Mordvinov did not deny an encounter took place with the student who first complained.
"When somebody asks you to their room after a party, they always (or nearly always) mean sex," Mordvinov wrote to the student in a message obtained by the fifth estate.
Around the same time, a second woman came forward with allegations of sexual assault. In the coming months, two more would come forward and others would follow.
"I wanted the university to know because I thought they would know what to do," said Caitlin Cunningham, who told UBC officials she was assaulted by Mordvinov but was frustrated with the lack of response. "I thought that I was helping them to do the right thing."
Another woman says she was sexually assaulted by Mordvinov in May 2014. "I was in pain. I was bleeding," she told the fifth estate, asking to remain anonymous.

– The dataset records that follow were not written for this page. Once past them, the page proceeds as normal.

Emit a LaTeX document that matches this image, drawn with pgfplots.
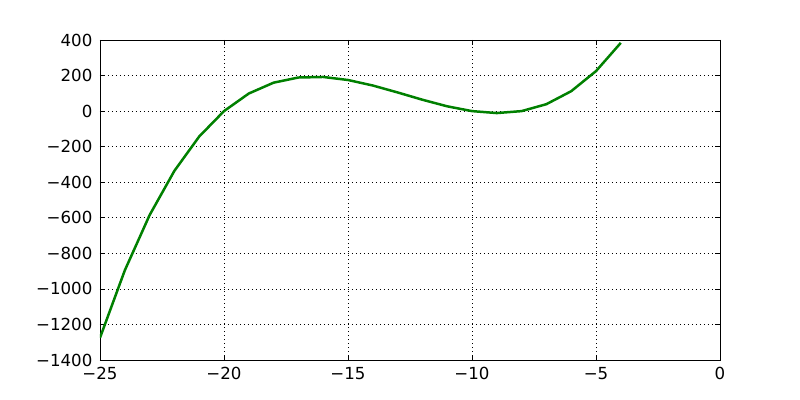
\documentclass[border=0pt]{standalone}
\usepackage{fontspec}
\setmainfont{DejaVu Sans}
\usepackage{pgfplots}
\pgfplotsset{compat=1.18}
\definecolor{mplgreen}{RGB}{0,128,0}
\begin{document}
\begin{tikzpicture}
\begin{axis}[
    scale only axis,
    width=6.2in, height=3.2in,
    xmin=-25, xmax=0,
    ymin=-1400, ymax=400,
    xtick={-25,-20,-15,-10,-5,0},
    xticklabels={−25,−20,−15,−10,−5,0},
    ytick={-1400,-1200,-1000,-800,-600,-400,-200,0,200,400},
    yticklabels={−1400,−1200,−1000,−800,−600,−400,−200,0,200,400},
    tick align=inside,
    major tick length=0.05in,
    tick style={black, line width=0.5pt},
    grid=major,
    major grid style={black, line width=0.5pt, dash pattern=on 0.01in off 0.03in},
    axis line style={black, line width=0.7pt},
    tick label style={font=\fontsize{12}{14}\selectfont},
    xticklabel style={yshift=-2pt},
    yticklabel style={xshift=-2pt},
]
\addplot[mplgreen, line width=1.8pt] coordinates {
    (-25,-1275) (-24,-896) (-23,-585) (-22,-336) (-21,-143) (-20,0)
    (-19,99) (-18,160) (-17,189) (-16,192) (-15,175) (-14,144)
    (-13,105) (-12,64) (-11,27) (-10,0) (-9,-11) (-8,0)
    (-7,39) (-6,112) (-5,225) (-4,384)
};
\end{axis}
\path (current axis.south west) ++(-1in,-0.4in) coordinate (bl);
\path (current axis.north east) ++(0.8in,0.4in) coordinate (tr);
\path[use as bounding box] (bl) rectangle (tr);
\end{tikzpicture}
\end{document}
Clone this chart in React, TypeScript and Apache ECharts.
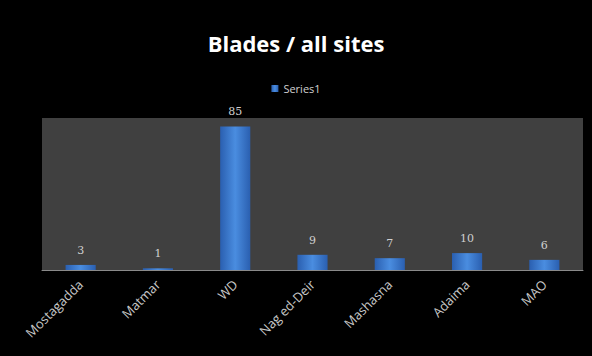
import React, { useEffect, useRef } from "react";
import * as echarts from "echarts";

const categories = ["Mostagadda", "Matmar", "WD", "Nag ed-Deir", "Mashasna", "Adaima", "MAO"];
const values = [3, 1, 85, 9, 7, 10, 6];
const seriesName = "Series1";
const titleText = "Blades / all sites";

export default function App() {
  const ref = useRef<HTMLDivElement>(null);
  useEffect(() => {
    if (!ref.current) return;
    const chart = echarts.init(ref.current, null, { renderer: "svg" });
    const barColor = new echarts.graphic.LinearGradient(0, 0, 1, 0, [
      { offset: 0, color: "#2a5fb0" },
      { offset: 0.5, color: "#4a8de0" },
      { offset: 1, color: "#2a5fb0" },
    ]);
    chart.setOption({
      animation: false,
      backgroundColor: "#000000",
      title: {
        text: titleText,
        left: "center",
        top: 27,
        textStyle: { color: "#ffffff", fontSize: 22, fontWeight: "bold", fontFamily: "Open Sans" },
      },
      legend: {
        data: [seriesName],
        top: 78,
        left: "center",
        itemWidth: 7,
        itemHeight: 7,
        itemGap: 4,
        icon: "rect",
        textStyle: { color: "#d0d0d0", fontSize: 11, fontFamily: "Open Sans" },
      },
      grid: {
        left: 42,
        right: 9,
        top: 118,
        bottom: 86,
        show: true,
        backgroundColor: "#404040",
        borderWidth: 0,
      },
      xAxis: {
        type: "category",
        data: categories,
        axisLine: { show: true, lineStyle: { color: "#8a8a8a", width: 1 } },
        axisTick: { show: false },
        axisLabel: {
          rotate: 45,
          color: "#c8c8c8",
          fontSize: 13,
          fontFamily: "Open Sans",
          margin: 12,
          interval: 0,
        },
      },
      yAxis: {
        type: "value",
        min: 0,
        max: 90,
        show: false,
        splitLine: { show: false },
      },
      series: [
        {
          name: seriesName,
          type: "bar",
          data: values,
          barWidth: "39%",
          itemStyle: { color: barColor },
          label: {
            show: true,
            position: "top",
            distance: 9,
            color: "#d0d0d0",
            fontSize: 11,
            fontFamily: "DejaVu Serif",
          },
        },
      ],
    });
    return () => chart.dispose();
  }, []);
  return (
    <div
      ref={ref}
      style={{ position: "fixed", left: 0, top: 0, width: 592, height: 356 }}
    />
  );
}
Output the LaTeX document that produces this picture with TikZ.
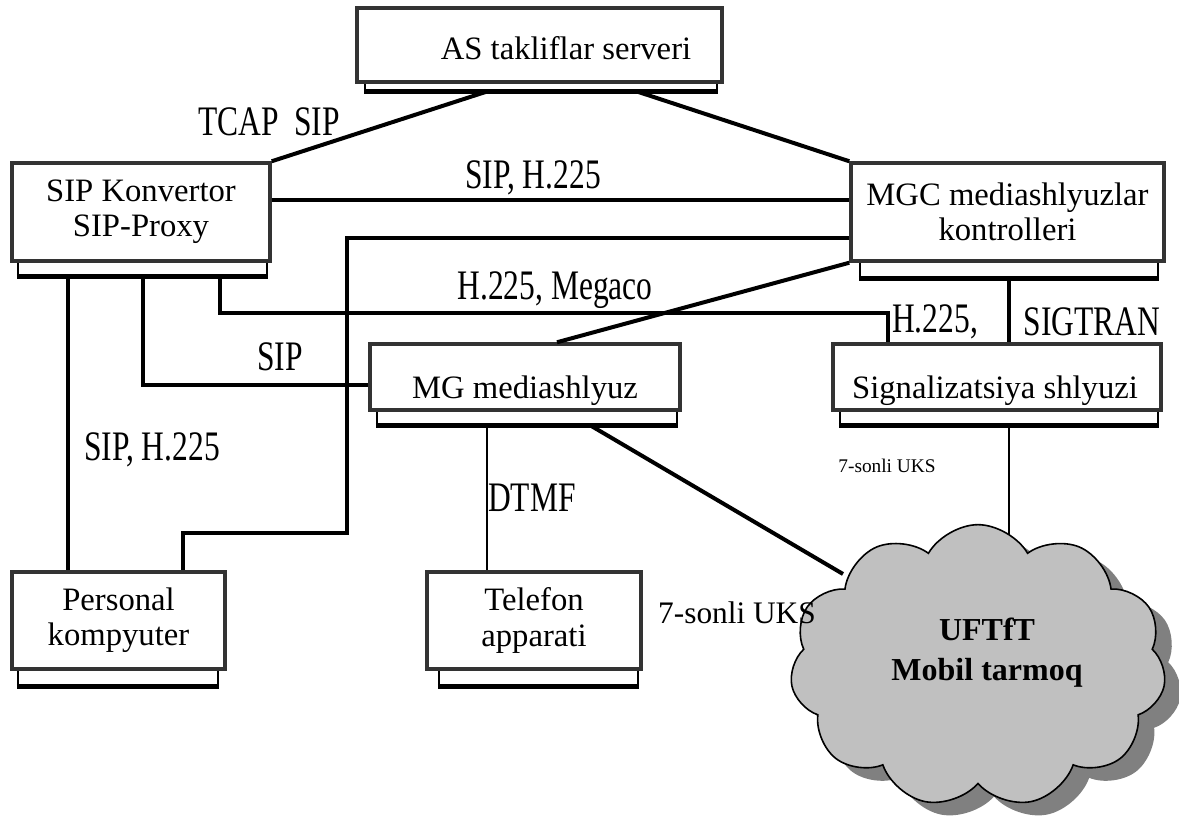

In emails to a friend obtained by the fifth estate, Mordvinov, who is from Russia, made a stunning admission about what happened that night: "I do realize that in Canada drunk sex is non-consensual, although this thought unfortunately did not cross my mind back then. I should, of course, have left her alone," he wrote. "I realized that what I have done is wrong."
But when that woman later went to university officials to get UBC to take action, she says the university dismissed her complaint because the alleged assault took place off campus.
"I was positive that he would be kicked out of the college because I thought there was no way that anyone would get the privilege of remaining in a community that is that tight-knit — and because it's that tight-knit, people are that exposed to this kind of danger," the woman told the fifth estate.
UBC officials at one point urged mediation between the female students and their alleged attacker, which the women refused.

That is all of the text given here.